Untuk pelaksanaan kenduri maulid ini, dilaksanakan pada
siang hari, sedangkan pada malam harinya kegiatan dilanjutkan dengan ceramah
agama dengan mengundang mubaligh. Biasanya para mubaligh yang terkenal akan
diundang untuk mengisi tausiyah agama.
Pada malam harinya, warga baik tua maupun muda, pria maupun
wanita berbondong-bondong menuju ke meunasah untuk menyaksikan dan mendengarkan
ceramah agama. Bahkan warga juga ikut membawa alas duduk masing-masing dari
rumah agar dapat lebih leluasa mendengarkan ceramah agama dilapangan terbuka.

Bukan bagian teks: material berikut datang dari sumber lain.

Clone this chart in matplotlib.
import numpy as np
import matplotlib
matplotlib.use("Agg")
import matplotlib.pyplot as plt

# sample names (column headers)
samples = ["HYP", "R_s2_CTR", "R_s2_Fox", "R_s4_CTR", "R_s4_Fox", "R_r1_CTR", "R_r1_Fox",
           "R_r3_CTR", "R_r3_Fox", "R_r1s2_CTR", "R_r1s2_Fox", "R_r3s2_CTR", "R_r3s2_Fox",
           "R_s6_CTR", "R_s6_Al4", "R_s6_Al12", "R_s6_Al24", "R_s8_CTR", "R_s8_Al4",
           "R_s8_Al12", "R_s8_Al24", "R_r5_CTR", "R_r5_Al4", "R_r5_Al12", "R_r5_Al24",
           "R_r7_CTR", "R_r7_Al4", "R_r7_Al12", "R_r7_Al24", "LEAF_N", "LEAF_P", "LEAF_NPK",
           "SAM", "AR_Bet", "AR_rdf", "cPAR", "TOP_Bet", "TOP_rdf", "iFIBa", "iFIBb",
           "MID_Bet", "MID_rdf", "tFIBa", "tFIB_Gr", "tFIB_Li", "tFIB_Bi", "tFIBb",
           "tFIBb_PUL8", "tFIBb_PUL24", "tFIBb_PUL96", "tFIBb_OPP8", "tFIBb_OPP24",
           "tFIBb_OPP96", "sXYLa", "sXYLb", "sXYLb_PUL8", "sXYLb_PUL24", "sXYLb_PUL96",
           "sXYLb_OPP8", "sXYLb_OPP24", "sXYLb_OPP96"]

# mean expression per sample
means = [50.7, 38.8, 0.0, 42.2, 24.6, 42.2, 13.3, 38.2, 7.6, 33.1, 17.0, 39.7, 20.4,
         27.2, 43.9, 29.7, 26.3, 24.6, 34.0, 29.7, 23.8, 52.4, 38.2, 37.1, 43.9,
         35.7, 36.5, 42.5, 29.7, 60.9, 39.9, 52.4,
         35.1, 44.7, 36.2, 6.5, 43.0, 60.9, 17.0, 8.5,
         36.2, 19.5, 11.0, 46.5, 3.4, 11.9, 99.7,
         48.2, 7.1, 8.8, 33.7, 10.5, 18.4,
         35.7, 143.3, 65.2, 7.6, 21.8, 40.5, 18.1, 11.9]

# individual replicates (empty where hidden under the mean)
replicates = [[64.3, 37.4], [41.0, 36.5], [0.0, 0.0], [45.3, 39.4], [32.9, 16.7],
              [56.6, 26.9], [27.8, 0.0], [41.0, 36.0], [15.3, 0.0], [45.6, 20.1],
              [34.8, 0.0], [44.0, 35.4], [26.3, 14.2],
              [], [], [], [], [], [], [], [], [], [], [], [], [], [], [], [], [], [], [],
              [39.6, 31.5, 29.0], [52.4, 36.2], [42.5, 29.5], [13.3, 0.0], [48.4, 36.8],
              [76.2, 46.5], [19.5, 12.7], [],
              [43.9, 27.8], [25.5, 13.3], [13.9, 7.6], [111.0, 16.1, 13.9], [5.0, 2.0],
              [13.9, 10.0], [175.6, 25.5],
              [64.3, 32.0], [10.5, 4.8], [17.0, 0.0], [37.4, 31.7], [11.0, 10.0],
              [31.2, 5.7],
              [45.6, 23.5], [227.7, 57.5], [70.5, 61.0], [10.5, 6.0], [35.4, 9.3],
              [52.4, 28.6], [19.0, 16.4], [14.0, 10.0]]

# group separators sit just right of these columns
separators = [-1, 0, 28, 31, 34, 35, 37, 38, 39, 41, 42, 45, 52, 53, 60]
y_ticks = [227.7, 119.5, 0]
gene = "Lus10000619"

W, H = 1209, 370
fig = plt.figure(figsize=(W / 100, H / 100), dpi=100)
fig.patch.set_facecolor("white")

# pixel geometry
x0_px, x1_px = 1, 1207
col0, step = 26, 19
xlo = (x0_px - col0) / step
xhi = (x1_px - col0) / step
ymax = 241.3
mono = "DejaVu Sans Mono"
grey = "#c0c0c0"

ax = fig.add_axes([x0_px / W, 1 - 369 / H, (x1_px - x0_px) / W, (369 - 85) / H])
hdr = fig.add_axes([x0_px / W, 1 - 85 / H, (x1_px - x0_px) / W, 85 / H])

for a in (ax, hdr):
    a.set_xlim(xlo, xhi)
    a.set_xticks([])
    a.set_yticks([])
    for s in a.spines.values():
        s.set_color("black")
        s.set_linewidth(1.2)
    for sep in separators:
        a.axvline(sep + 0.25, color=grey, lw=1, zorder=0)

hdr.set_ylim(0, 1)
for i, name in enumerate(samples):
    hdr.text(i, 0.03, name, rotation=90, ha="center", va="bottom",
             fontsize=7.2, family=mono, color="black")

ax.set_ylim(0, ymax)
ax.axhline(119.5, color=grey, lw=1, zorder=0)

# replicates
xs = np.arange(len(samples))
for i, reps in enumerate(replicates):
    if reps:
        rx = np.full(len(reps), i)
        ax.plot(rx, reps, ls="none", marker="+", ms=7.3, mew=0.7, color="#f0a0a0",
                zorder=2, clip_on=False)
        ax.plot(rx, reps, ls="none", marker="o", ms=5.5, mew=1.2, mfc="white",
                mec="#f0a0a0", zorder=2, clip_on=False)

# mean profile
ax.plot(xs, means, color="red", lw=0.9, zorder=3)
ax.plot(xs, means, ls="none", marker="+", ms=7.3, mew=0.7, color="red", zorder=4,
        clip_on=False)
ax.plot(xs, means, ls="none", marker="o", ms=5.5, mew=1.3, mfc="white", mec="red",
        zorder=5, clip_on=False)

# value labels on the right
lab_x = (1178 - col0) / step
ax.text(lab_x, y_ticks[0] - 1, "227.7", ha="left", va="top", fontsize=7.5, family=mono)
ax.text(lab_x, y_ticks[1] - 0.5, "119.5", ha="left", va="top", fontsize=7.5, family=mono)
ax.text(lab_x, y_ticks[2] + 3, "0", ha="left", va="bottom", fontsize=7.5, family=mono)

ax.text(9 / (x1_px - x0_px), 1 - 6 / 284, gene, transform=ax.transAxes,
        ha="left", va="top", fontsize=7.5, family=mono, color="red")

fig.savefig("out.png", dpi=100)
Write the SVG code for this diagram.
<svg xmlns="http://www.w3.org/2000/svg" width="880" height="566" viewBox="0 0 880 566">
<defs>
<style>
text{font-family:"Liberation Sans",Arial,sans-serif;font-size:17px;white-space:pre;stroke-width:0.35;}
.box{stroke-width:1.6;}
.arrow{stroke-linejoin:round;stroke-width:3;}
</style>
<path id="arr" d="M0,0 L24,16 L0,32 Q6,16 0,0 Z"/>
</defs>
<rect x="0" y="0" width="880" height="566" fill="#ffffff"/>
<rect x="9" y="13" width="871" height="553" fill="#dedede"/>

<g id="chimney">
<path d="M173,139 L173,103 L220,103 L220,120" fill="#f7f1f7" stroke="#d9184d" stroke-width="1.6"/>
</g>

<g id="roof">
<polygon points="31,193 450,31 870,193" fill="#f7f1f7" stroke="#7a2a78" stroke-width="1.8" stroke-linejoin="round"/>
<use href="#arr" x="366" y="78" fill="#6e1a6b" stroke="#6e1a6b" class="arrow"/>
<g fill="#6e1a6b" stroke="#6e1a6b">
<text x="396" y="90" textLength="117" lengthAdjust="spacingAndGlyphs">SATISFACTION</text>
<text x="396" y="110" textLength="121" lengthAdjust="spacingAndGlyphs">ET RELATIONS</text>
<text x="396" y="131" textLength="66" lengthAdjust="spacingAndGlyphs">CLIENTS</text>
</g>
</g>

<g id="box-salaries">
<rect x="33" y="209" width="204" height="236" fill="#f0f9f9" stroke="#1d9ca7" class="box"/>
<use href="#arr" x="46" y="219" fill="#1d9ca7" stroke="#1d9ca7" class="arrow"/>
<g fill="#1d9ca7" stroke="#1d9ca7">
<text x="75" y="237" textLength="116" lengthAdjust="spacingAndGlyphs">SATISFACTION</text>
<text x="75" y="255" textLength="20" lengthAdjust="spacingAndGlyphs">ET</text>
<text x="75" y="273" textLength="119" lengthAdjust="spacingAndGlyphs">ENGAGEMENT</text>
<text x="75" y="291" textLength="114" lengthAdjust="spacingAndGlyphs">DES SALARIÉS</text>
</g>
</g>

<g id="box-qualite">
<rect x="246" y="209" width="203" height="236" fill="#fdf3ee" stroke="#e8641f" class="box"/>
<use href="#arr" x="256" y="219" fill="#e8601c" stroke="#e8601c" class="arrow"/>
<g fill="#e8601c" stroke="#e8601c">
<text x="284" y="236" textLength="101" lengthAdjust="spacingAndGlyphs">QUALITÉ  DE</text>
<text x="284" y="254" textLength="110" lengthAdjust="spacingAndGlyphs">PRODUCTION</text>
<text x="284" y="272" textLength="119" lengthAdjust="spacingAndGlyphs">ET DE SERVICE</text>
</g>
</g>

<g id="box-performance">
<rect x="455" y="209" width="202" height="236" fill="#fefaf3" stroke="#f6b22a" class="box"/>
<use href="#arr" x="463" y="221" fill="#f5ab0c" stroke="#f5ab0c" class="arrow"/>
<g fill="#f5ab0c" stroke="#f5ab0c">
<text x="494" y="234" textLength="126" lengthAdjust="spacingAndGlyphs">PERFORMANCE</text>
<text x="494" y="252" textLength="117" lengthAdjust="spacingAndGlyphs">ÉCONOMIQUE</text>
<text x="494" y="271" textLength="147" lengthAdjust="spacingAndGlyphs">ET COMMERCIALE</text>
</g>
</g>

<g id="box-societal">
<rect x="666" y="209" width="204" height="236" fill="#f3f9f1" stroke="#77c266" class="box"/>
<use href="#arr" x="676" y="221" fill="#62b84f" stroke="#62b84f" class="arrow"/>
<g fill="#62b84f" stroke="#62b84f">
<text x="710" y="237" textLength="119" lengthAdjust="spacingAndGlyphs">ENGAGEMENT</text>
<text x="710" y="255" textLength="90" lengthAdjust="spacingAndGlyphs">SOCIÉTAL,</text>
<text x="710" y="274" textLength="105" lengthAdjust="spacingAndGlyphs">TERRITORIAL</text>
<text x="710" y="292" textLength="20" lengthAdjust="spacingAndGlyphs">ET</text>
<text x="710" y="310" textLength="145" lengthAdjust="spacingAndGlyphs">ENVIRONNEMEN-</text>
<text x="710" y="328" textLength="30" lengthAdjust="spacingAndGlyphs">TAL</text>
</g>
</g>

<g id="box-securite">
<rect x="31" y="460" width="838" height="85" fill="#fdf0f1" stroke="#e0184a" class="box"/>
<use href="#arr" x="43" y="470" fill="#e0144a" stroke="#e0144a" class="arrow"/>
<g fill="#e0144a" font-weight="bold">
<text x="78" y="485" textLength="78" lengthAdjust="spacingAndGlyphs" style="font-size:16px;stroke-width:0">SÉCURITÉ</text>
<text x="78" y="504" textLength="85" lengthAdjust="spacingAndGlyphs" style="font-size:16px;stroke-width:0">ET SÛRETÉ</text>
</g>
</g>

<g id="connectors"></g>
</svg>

Begitulah kemeriahan pelaksanaan tradisi maulid di Aceh,
seluruh warga larut dalam berbagai proses pelaksanaannya. Masa pelaksanaan
kenduri maulid ini juga berlangsung selama 3 bulan seperti disebutkan diatas.
Kenduri maulid bagi masyarakat Aceh telah menjadi tradisi dan dilaksanakan
secara turun temurun. Pelaksanaan peringatan maulid merupakan salah satu contoh
semangat kecintaan terhadap Nabi Muhammad SAW, yang telah membawa perubahan
dalam hidup manusia ke jalan yang benar.
Disebut-sebut, bahwa kemeriahan perayaan Maulid Nabi di Aceh
memiliki dasar sejarah yang kuat, bahkan dalam sebuah surat wasiat Sultan Aceh
yang diterbitkan pada 12 Rabiul Awal 913 Hijriah atau 23 Juli 1507, oleh Sultan
Ali Mughayat Syah yang ditemukan Tan Sri Sanusi Junid, setelah diterjemahkan
salah satu poinnya adalah mengenai pelaksanaan Maulid Nabi yang dapat
menyambung tali silaturahmi antargampong di Kerajaan Aceh Darussalam.